WHAT YOU WILL DO:
Leave the pictures out and write out exactly the lines from the top of the entries through the line containing "plt.rcParams['font.family'] = ['Liberation".

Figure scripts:
·····

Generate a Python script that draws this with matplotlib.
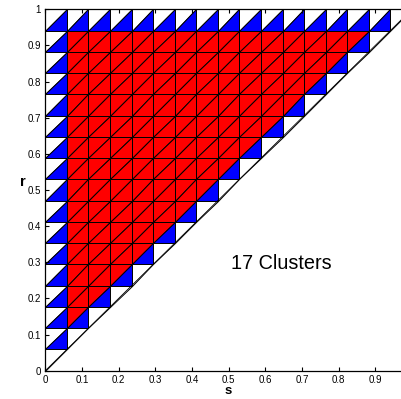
import numpy as np
import matplotlib.pyplot as plt
from matplotlib.collections import PolyCollection

plt.rcParams['font.family'] = ['Liberation Sans', 'DejaVu Sans']

n_cells = 17
# triangle colours per grid row, top row (r near 1) first.
# each word is one square cell: upper-left triangle, lower-right triangle;
# the last word sits on the diagonal r = s and only has its upper-left triangle
rows = [
    "WB WB WB WB WB WB WB WB WB WB WB WB WB WB WB WB W",
    "WB RR RR RR RR RR RR RR RR RR RR RR RR RR RB W",
    "WB RR RR RR RR RR RR RR RR RR RR RR RR RB W",
    "WB RR RR RR RR RR RR RR RR RR RR RR RB W",
    "WB RR RR RR RR RR RR RR RR RR RR RB W",
    "WB RR RR RR RR RR RR RR RR RR RB W",
    "WB RR RR RR RR RR RR RR RR RB W",
    "WB RR RR RR RR RR RR RR RB W",
    "WB RR RR RR RR RR RR RB W",
    "WB RR RR RR RR RR RB W",
    "WB RR RR RR RR RB W",
    "WB RR RR RR RB W",
    "WB RR RR RB W",
    "WB RR RB W",
    "WB RB W",
    "WB W",
    "W",
]
palette = {'W': 'white', 'B': '#0000ff', 'R': '#ff0000'}
xticks = [0, 0.1, 0.2, 0.3, 0.4, 0.5, 0.6, 0.7, 0.8, 0.9]
xticklabels = ['0', '0.1', '0.2', '0.3', '0.4', '0.5', '0.6', '0.7', '0.8', '0.9']
yticks = [0, 0.1, 0.2, 0.3, 0.4, 0.5, 0.6, 0.7, 0.8, 0.9, 1.0]
yticklabels = ['0', '0.1', '0.2', '0.3', '0.4', '0.5', '0.6', '0.7', '0.8', '0.9', '1']
note = '17 Clusters'

h = 1.0 / n_cells
verts, colors = [], []
for k, row in enumerate(rows):
    j = n_cells - 1 - k
    for i, cell in enumerate(row.split()):
        x0, x1, y0, y1 = i * h, (i + 1) * h, j * h, (j + 1) * h
        verts.append([(x0, y0), (x0, y1), (x1, y1)])
        colors.append(palette[cell[0]])
        if len(cell) > 1:
            verts.append([(x0, y0), (x1, y0), (x1, y1)])
            colors.append(palette[cell[1]])

fig = plt.figure(figsize=(4.02, 3.99), dpi=100)
# axes runs a bit past the right edge of the figure, like the cropped original
ax = fig.add_axes([0.1127, 0.0709, 0.912, 0.9058])
ax.add_collection(PolyCollection(verts, facecolors=colors, edgecolors='black', linewidths=0.7))
ax.plot([0, 1], [0, 1], color='black', lw=0.6)

ax.set_xlim(0, 1)
ax.set_ylim(0, 1)
ax.set_xticks(xticks)
ax.set_xticklabels(xticklabels)
ax.set_yticks(yticks)
ax.set_yticklabels(yticklabels)
ax.tick_params(direction='in', length=3, width=0.8, labelsize=7, pad=3,
               top=True, right=True)
for sp in ax.spines.values():
    sp.set_linewidth(0.9)

ax.set_xlabel('s', fontweight='bold', fontsize=9.5, va='center')
ax.set_ylabel('r', fontweight='bold', fontsize=10.5, rotation=0, va='center', ha='center')
ax.xaxis.set_label_coords(0.5, -0.057)
ax.yaxis.set_label_coords(-0.061, 0.522)

ax.text(0.506, 0.298, note, fontsize=14.3, ha='left', va='center')

fig.savefig('out.png', dpi=100)
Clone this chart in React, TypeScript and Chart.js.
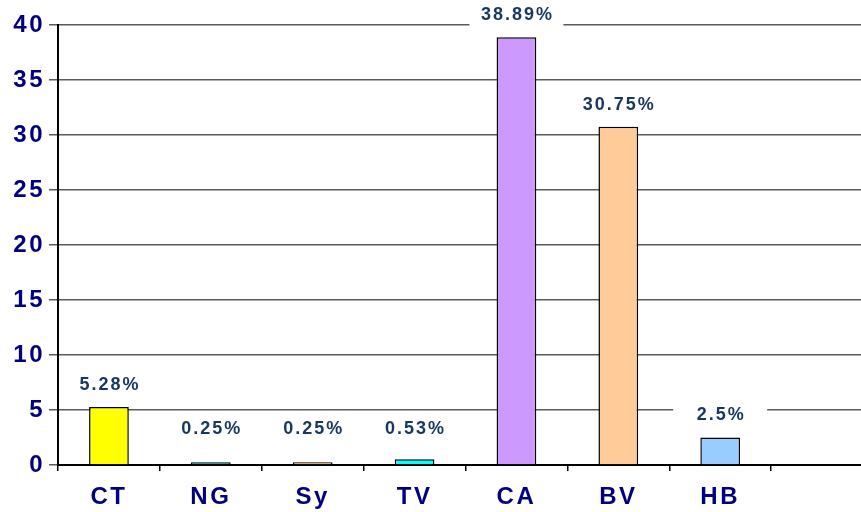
import React, { useEffect, useRef } from "react";
import { Chart, registerables } from "chart.js";

Chart.register(...registerables);

const categories = ["CT", "NG", "Sy", "TV", "CA", "BV", "HB", ""];
const values = [5.28, 0.25, 0.25, 0.53, 38.89, 30.75, 2.5, null];
const valueLabels = ["5.28%", "0.25%", "0.25%", "0.53%", "38.89%", "30.75%", "2.5%", ""];
const barColors = ["#FFFF00", "#008080", "#D9A066", "#00FFFF", "#CC99FF", "#FFCC99", "#99CCFF", "#FFFFFF"];
const yTicks = [0, 5, 10, 15, 20, 25, 30, 35, 40];

const FONT = "Arial, 'Liberation Sans', sans-serif";

const spacingPlugin = {
  id: "spacing",
  beforeUpdate(chart: any) {
    (chart.ctx as any).letterSpacing = "2.5px";
  },
  beforeDraw(chart: any) {
    (chart.ctx as any).letterSpacing = "2.5px";
  },
};

const labelPlugin = {
  id: "valueLabels",
  afterDatasetsDraw(chart: any) {
    const ctx = chart.ctx;
    const meta = chart.getDatasetMeta(0);
    const base = chart.scales.y.getPixelForValue(0);
    ctx.save();
    (ctx as any).letterSpacing = "2px";
    ctx.font = `bold 18px ${FONT}`;
    ctx.textAlign = "center";
    ctx.textBaseline = "middle";
    meta.data.forEach((bar: any, i: number) => {
      const txt = valueLabels[i];
      if (!txt) return;
      let cy = bar.y - 22;
      if (cy > base - 36) cy = base - 36;
      ctx.fillStyle = "#FFFFFF";
      ctx.fillRect(bar.x - 47, cy - 11, 94, 22);
      ctx.fillStyle = "#17375E";
      ctx.fillText(txt, bar.x + 1, cy);
    });
    ctx.restore();
  },
};

export default function App() {
  const ref = useRef<HTMLCanvasElement>(null);
  useEffect(() => {
    document.body.style.margin = "0";
    const chart = new Chart(ref.current!, {
      type: "bar",
      data: {
        labels: categories,
        datasets: [
          {
            data: values as any,
            backgroundColor: barColors,
            borderColor: "#000000",
            borderWidth: 1.5,
            barPercentage: 0.39,
            categoryPercentage: 1,
          },
        ],
      },
      options: {
        animation: false,
        responsive: false,
        maintainAspectRatio: false,
        layout: { padding: { top: 25, right: 0, left: 0, bottom: 0 } },
        plugins: { legend: { display: false }, tooltip: { enabled: false } },
        scales: {
          x: {
            grid: {
              display: true,
              drawOnChartArea: false,
              drawTicks: true,
              tickLength: 6,
              offset: true,
              color: "#000000",
              lineWidth: 1.5,
            },
            border: { display: true, color: "#000000", width: 2 },
            ticks: {
              color: "#000080",
              font: { family: FONT, size: 24, weight: "bold" },
              padding: 12,
              maxRotation: 0,
            },
            afterFit(scale: any) {
              scale.height = 47;
            },
          },
          y: {
            min: 0,
            max: 40,
            afterBuildTicks(scale: any) {
              scale.ticks = yTicks.map((v) => ({ value: v }));
            },
            grid: {
              color: "#5A5A5A",
              lineWidth: 1.5,
              tickLength: 9,
            },
            border: { display: true, color: "#000000", width: 2 },
            ticks: {
              color: "#000080",
              font: { family: FONT, size: 24, weight: "bold" },
              padding: 4,
            },
            afterFit(scale: any) {
              scale.width = 58;
            },
          },
        },
      },
      plugins: [spacingPlugin, labelPlugin],
    });
    return () => chart.destroy();
  }, []);
  return (
    <div style={{ position: "absolute", left: 0, top: 0, width: 861, height: 512, overflow: "hidden" }}>
      <canvas ref={ref} width={873} height={512} />
    </div>
  );
}
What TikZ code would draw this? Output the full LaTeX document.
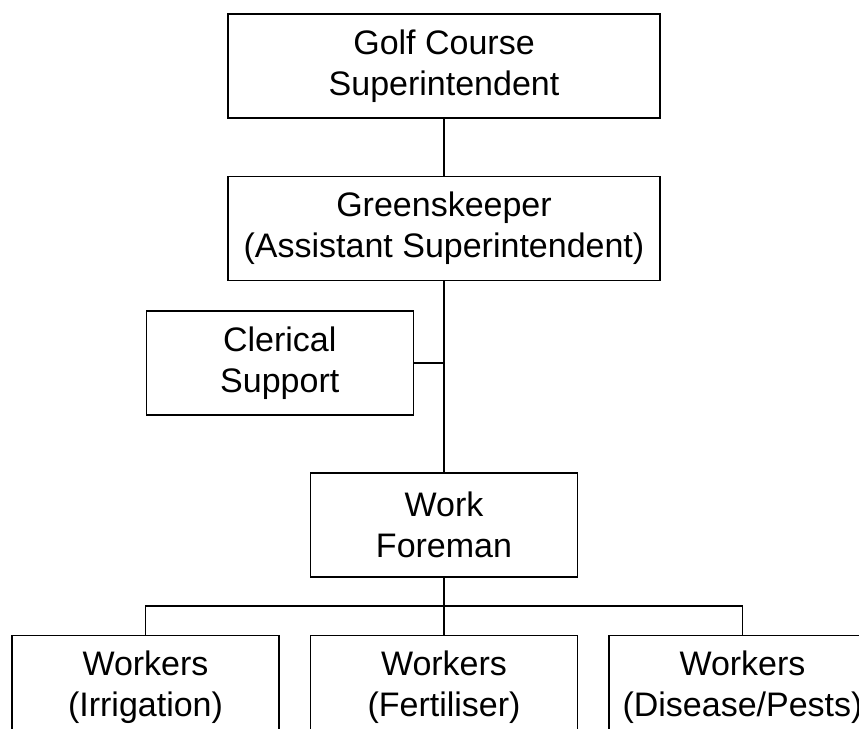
\documentclass[tikz,border=0pt]{standalone}
\usepackage{fontspec}
\setmainfont{Liberation Sans}
\usepackage{tikz}
\usetikzlibrary{positioning}
\tikzset{orgBox/.style={draw, rectangle, minimum width=432pt, minimum height=104pt, inner sep=0pt, align=center, font=\fontsize{34}{41}\selectfont},
  smallBox/.style={orgBox, minimum width=267pt}}

\begin{document}
\begin{tikzpicture}[line width=1.5pt, node distance=57pt]
\useasboundingbox (0,0) rectangle (859pt,-728pt);
\clip (0,0) rectangle (859pt,-728pt);
\node[orgBox] (sup) at (444pt,-66pt) {Golf Course\\Superintendent};
\node[orgBox, below=of sup] (gk) {Greenskeeper\\(Assistant Superintendent)};
\node[smallBox, below left=29pt and 30pt of gk.south] (cler) {Clerical\\Support};
\node[smallBox, below=191pt of gk] (fore) {Work\\Foreman};
\node[smallBox, below=of fore] (wFert) {Workers\\(Fertiliser)};
\node[smallBox, left=30pt of wFert] (wIrr) {Workers\\(Irrigation)};
\node[smallBox, right=30pt of wFert] (wDis) {Workers\\(Disease/Pests)};
\draw (sup) -- (gk);
\draw (gk) -- (fore);
\draw (cler.east) -- (cler.east -| gk.south);
\draw (fore.south) -- ++(0,-28pt) coordinate (bus);
\draw (wIrr.north) |- (bus) -| (wDis.north);
\draw (bus) -- (wFert.north);
\end{tikzpicture}
\end{document}
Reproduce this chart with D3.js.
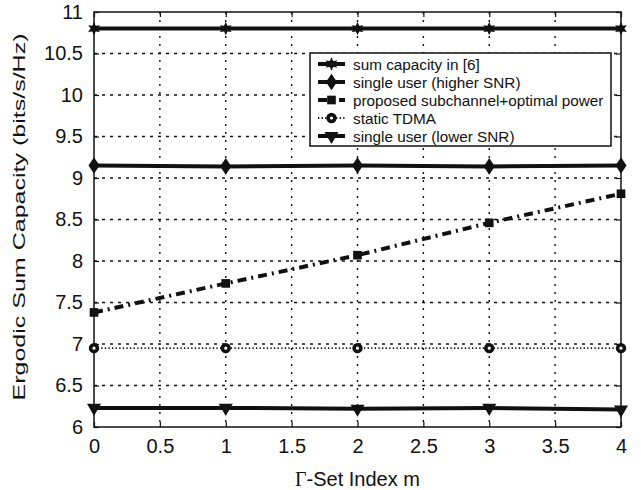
<!DOCTYPE html>
<html><head><meta charset="utf-8">
<script src="https://cdn.jsdelivr.net/npm/d3@7"></script>
<style>body{margin:0;background:#fff}svg{display:block}text{font-family:"Liberation Sans",Arial,sans-serif;fill:#111}</style>
</head><body><div id="c"></div>
<script>
const xValues = [0, 1, 2, 3, 4];
const sumCapacity6 = [10.80, 10.80, 10.80, 10.80, 10.80];
const singleHigher = [9.15, 9.14, 9.15, 9.14, 9.15];
const proposed = [7.38, 7.73, 8.07, 8.46, 8.81];
const staticTDMA = [6.95, 6.95, 6.95, 6.95, 6.95];
const singleLower = [6.23, 6.23, 6.22, 6.23, 6.21];
const xTicks = [0, 0.5, 1, 1.5, 2, 2.5, 3, 3.5, 4];
const yTicks = [6, 6.5, 7, 7.5, 8, 8.5, 9, 9.5, 10, 10.5, 11];
const seriesNames = ["sum capacity in [6]", "single user (higher SNR)", "proposed subchannel+optimal power", "static TDMA", "single user (lower SNR)"];

const W = 641, H = 490;
const m = {l: 94, r: 621, t: 12, b: 427};
const svg = d3.select("#c").append("svg").attr("width", W).attr("height", H);
const x = d3.scaleLinear().domain([0, 4]).range([m.l, m.r]);
const y = d3.scaleLinear().domain([6, 11]).range([m.b, m.t]);

// grid
svg.append("g").selectAll("line").data(xTicks.slice(1, -1)).join("line")
  .attr("x1", d => x(d)).attr("x2", d => x(d)).attr("y1", m.t).attr("y2", m.b)
  .attr("stroke", "#111").attr("stroke-width", 1.4).attr("stroke-dasharray", "2,6");
svg.append("g").selectAll("line").data(yTicks.slice(1, -1)).join("line")
  .attr("y1", d => y(d)).attr("y2", d => y(d)).attr("x1", m.l).attr("x2", m.r)
  .attr("stroke", "#111").attr("stroke-width", 1.4).attr("stroke-dasharray", "3,5");

// axes
const xAxis = d3.axisBottom(x).tickValues(xTicks).tickSize(-5).tickPadding(12).tickFormat(d3.format("~g"));
const yAxis = d3.axisLeft(y).tickValues(yTicks).tickSize(-5).tickPadding(11).tickFormat(d3.format("~g"));
const gx = svg.append("g").attr("transform", `translate(0,${m.b})`).call(xAxis);
const gy = svg.append("g").attr("transform", `translate(${m.l},0)`).call(yAxis);
const gx2 = svg.append("g").attr("transform", `translate(0,${m.t})`).call(d3.axisTop(x).tickValues(xTicks).tickSize(-5).tickFormat(""));
const gy2 = svg.append("g").attr("transform", `translate(${m.r},0)`).call(d3.axisRight(y).tickValues(yTicks).tickSize(-5).tickFormat(""));
[gx, gy, gx2, gy2].forEach(g => {
  g.select(".domain").remove();
  g.selectAll("line").attr("stroke", "#111").attr("stroke-width", 1.2);
  g.selectAll("text").style("font-size", "20px").attr("fill", "#111");
});
svg.append("rect").attr("x", m.l).attr("y", m.t).attr("width", m.r - m.l).attr("height", m.b - m.t)
  .attr("fill", "none").attr("stroke", "#111").attr("stroke-width", 1.5);

// labels
svg.append("text").attr("x", (m.l + m.r) / 2).attr("y", 486).attr("text-anchor", "middle").style("font-size", "20px")
  .html('<tspan style="font-family:\'Liberation Serif\',serif">Γ</tspan>-Set Index m');
svg.append("text").attr("transform", `translate(25,217) rotate(-90)`).attr("text-anchor", "middle")
  .attr("textLength", 367).attr("lengthAdjust", "spacingAndGlyphs")
  .style("font-size", "17px").text("Ergodic Sum Capacity (bits/s/Hz)");

// hexagram symbol
const hexagram = {
  draw(ctx, size) {
    const R = Math.sqrt(size / 1.2), r = R * 0.5;
    for (let k = 0; k < 12; k++) {
      const a = -Math.PI / 2 + k * Math.PI / 6, rr = k % 2 ? r : R;
      const px = rr * Math.cos(a), py = rr * Math.sin(a);
      k ? ctx.lineTo(px, py) : ctx.moveTo(px, py);
    }
    ctx.closePath();
  }
};

// series
const styles = [
  {data: sumCapacity6, dash: null, w: 4, marker: "star"},
  {data: singleHigher, dash: null, w: 4, marker: "diamond"},
  {data: proposed, dash: "9,5,2,5", w: 4, marker: "square"},
  {data: staticTDMA, dash: "1.3,2.3", w: 1.8, marker: "circle"},
  {data: singleLower, dash: null, w: 4, marker: "triangle"}
];
const line = d3.line().x((d, i) => x(xValues[i])).y(d => y(d));
function drawMarker(g, type, cx, cy) {
  if (type === "circle") {
    g.append("circle").attr("cx", cx).attr("cy", cy).attr("r", 3.4).attr("fill", "#fff").attr("stroke", "#111").attr("stroke-width", 3.6);
    return;
  }
  const sym = {star: hexagram, diamond: d3.symbolDiamond, square: d3.symbolSquare, triangle: d3.symbolTriangle}[type];
  const size = {star: 55, diamond: 80, square: 75, triangle: 85}[type];
  let tr = `translate(${cx},${cy})`;
  if (type === "triangle") tr += " rotate(180)";
  if (type === "diamond") tr += " scale(1.15,1)";
  g.append("path").attr("d", d3.symbol().type(sym).size(size)()).attr("transform", tr).attr("fill", "#111");
}
styles.forEach(s => {
  const g = svg.append("g");
  g.append("path").datum(s.data).attr("d", line).attr("fill", "none").attr("stroke", "#111")
    .attr("stroke-width", s.w).attr("stroke-dasharray", s.dash);
  s.data.forEach((v, i) => drawMarker(g, s.marker, x(xValues[i]), y(v)));
});

// legend
const lg = svg.append("g");
lg.append("rect").attr("x", 310).attr("y", 53).attr("width", 301).attr("height", 93).attr("fill", "#fff").attr("stroke", "#111").attr("stroke-width", 1.5);
styles.forEach((s, i) => {
  const yy = 64 + i * 18;
  lg.append("line").attr("x1", 318).attr("x2", 345).attr("y1", yy).attr("y2", yy).attr("stroke", "#111")
    .attr("stroke-width", s.w).attr("stroke-dasharray", s.dash);
  drawMarker(lg, s.marker, 331.5, yy);
  lg.append("text").attr("x", 353).attr("y", yy + 5.5).style("font-size", "15.3px").text(seriesNames[i]);
});
</script></body></html>
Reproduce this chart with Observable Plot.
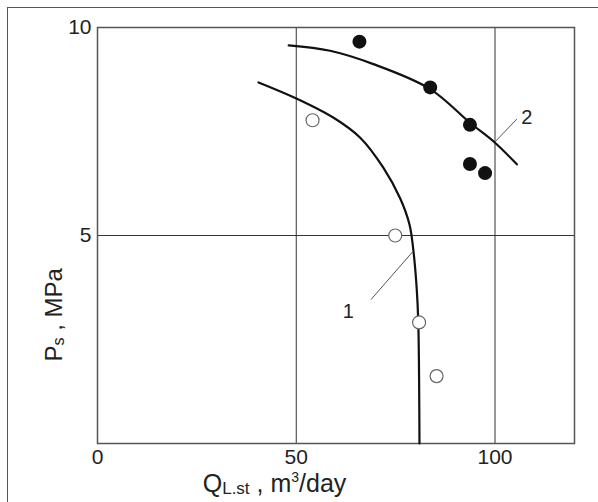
<!DOCTYPE html>
<html><head><meta charset="utf-8">
<script src="https://cdn.jsdelivr.net/npm/d3@7"></script>
<script src="https://cdn.jsdelivr.net/npm/@observablehq/plot@0.6"></script>
<style>
body{margin:0;background:#fff;}
#wrap{position:relative;width:598px;height:502px;overflow:hidden;}
#border{position:absolute;left:7px;top:7px;width:700px;height:700px;border-left:1.5px solid #555;border-top:1.5px solid #555;pointer-events:none;}
svg{font-family:"Liberation Sans",Arial,sans-serif;}
</style></head><body><div id="wrap"><div id="border"></div></div>
<script>
// ticks and grid
const xTicks = [0, 50, 100];
const yTicks = [5, 10];
const gridX = [50, 100];
const gridY = [5];

// curve 1 (open circles)
const curve1X = [40.5, 49.9, 59.4, 66.1, 71.9, 76.1, 78.5, 79.5, 80.3, 80.7, 81.0];
const curve1Y = [8.68, 8.30, 7.83, 7.35, 6.63, 5.90, 5.26, 4.61, 3.73, 2.92, 0];
// curve 2 (filled circles)
const curve2X = [48.1, 58.5, 69.4, 83.7, 93.7, 100, 105.5];
const curve2Y = [9.57, 9.44, 9.12, 8.52, 7.71, 7.23, 6.71];

// measured points
const openX = [54.1, 74.9, 80.9, 85.3];
const openY = [7.77, 5.0, 2.91, 1.62];
const filledX = [65.9, 83.7, 93.7, 93.7, 97.5];
const filledY = [9.66, 8.56, 7.66, 6.72, 6.50];

// curve labels and leader lines
const curveLabels = ["1", "2"];
const labelX = [63.1, 108.0];
const labelY = [3.16, 7.83];
const leaderX1 = [68.8, 100.0];
const leaderY1 = [3.46, 7.25];
const leaderX2 = [79.3, 105.5];
const leaderY2 = [4.61, 7.80];

// axis titles (anchor positions in data units)
const yTitlePos = [-8.8, 1.96];
const xTitlePos = [26.6, -1.18];

const c1 = curve1X.map((x, i) => ({x, y: curve1Y[i]}));
const c2 = curve2X.map((x, i) => ({x, y: curve2Y[i]}));
const open = openX.map((x, i) => ({x, y: openY[i]}));
const filled = filledX.map((x, i) => ({x, y: filledY[i]}));
const labels = curveLabels.map((t, i) => ({t, x: labelX[i], y: labelY[i]}));
const leaders = leaderX1.map((x1, i) => ({x1, y1: leaderY1[i], x2: leaderX2[i], y2: leaderY2[i]}));

const plot = Plot.plot({
  width: 598,
  height: 502,
  marginLeft: 97,
  marginRight: 24,
  marginTop: 27,
  marginBottom: 59,
  style: {fontFamily: "Liberation Sans, Arial, sans-serif", background: "transparent", overflow: "visible"},
  x: {domain: [0, 120]},
  y: {domain: [0, 10]},
  marks: [
    Plot.ruleX(gridX, {stroke: "#333", strokeWidth: 1}),
    Plot.ruleY(gridY, {stroke: "#333", strokeWidth: 1}),
    Plot.frame({stroke: "#555", strokeWidth: 1.5}),
    Plot.axisX(xTicks, {tickSize: 0, tickPadding: 6, fontSize: 21, fill: "#222", label: null}),
    Plot.axisY(yTicks, {tickSize: 0, tickPadding: 6, fontSize: 21, fill: "#222", label: null}),
    Plot.line(c1, {x: "x", y: "y", curve: "catmull-rom", stroke: "#111", strokeWidth: 2.2}),
    Plot.line(c2, {x: "x", y: "y", curve: "catmull-rom", stroke: "#111", strokeWidth: 2.2}),
    Plot.link(leaders, {x1: "x1", y1: "y1", x2: "x2", y2: "y2", stroke: "#555", strokeWidth: 1}),
    Plot.dot(open, {x: "x", y: "y", r: 6.5, fill: "white", stroke: "#666", strokeWidth: 1.2}),
    Plot.dot(filled, {x: "x", y: "y", r: 7, fill: "#111", stroke: "none"}),
    Plot.text(labels, {x: "x", y: "y", text: "t", fontSize: 20, fill: "#222"})
  ]
});

document.getElementById("wrap").prepend(plot);

const xs = plot.scale("x"), ys = plot.scale("y");
const svg = d3.select(plot);

// y title: Ps , MPa (rotated)
const yx = xs.apply(yTitlePos[0]), yy = ys.apply(yTitlePos[1]);
const yt = svg.append("text")
  .attr("transform", `translate(${yx},${yy}) rotate(-90)`)
  .attr("text-anchor", "start")
  .attr("font-size", 24)
  .attr("fill", "#222");
yt.append("tspan").text("P");
yt.append("tspan").attr("font-size", 16).attr("dy", 2).text("s");
yt.append("tspan").attr("dy", -2).text(" , MPa");

// x title: QL.st , m3/day
const xx = xs.apply(xTitlePos[0]), xy = ys.apply(xTitlePos[1]);
const xt = svg.append("text")
  .attr("x", xx).attr("y", xy)
  .attr("text-anchor", "start")
  .attr("font-size", 25)
  .attr("fill", "#222");
xt.append("tspan").text("Q");
xt.append("tspan").attr("font-size", 17).attr("dy", 2).text("L.st");
xt.append("tspan").attr("dy", -2).text(" , m");
xt.append("tspan").attr("font-size", 14).attr("dy", -10).text("3");
xt.append("tspan").attr("dy", 10).text("/day");
</script>
</body></html>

·····

ANSWER FOR THIS EXERCISE:
Generate a Python script that draws this with matplotlib.
import numpy as np
import matplotlib.pyplot as plt
from matplotlib.collections import PolyCollection

plt.rcParams['font.family'] = ['Liberation Sans', 'DejaVu Sans']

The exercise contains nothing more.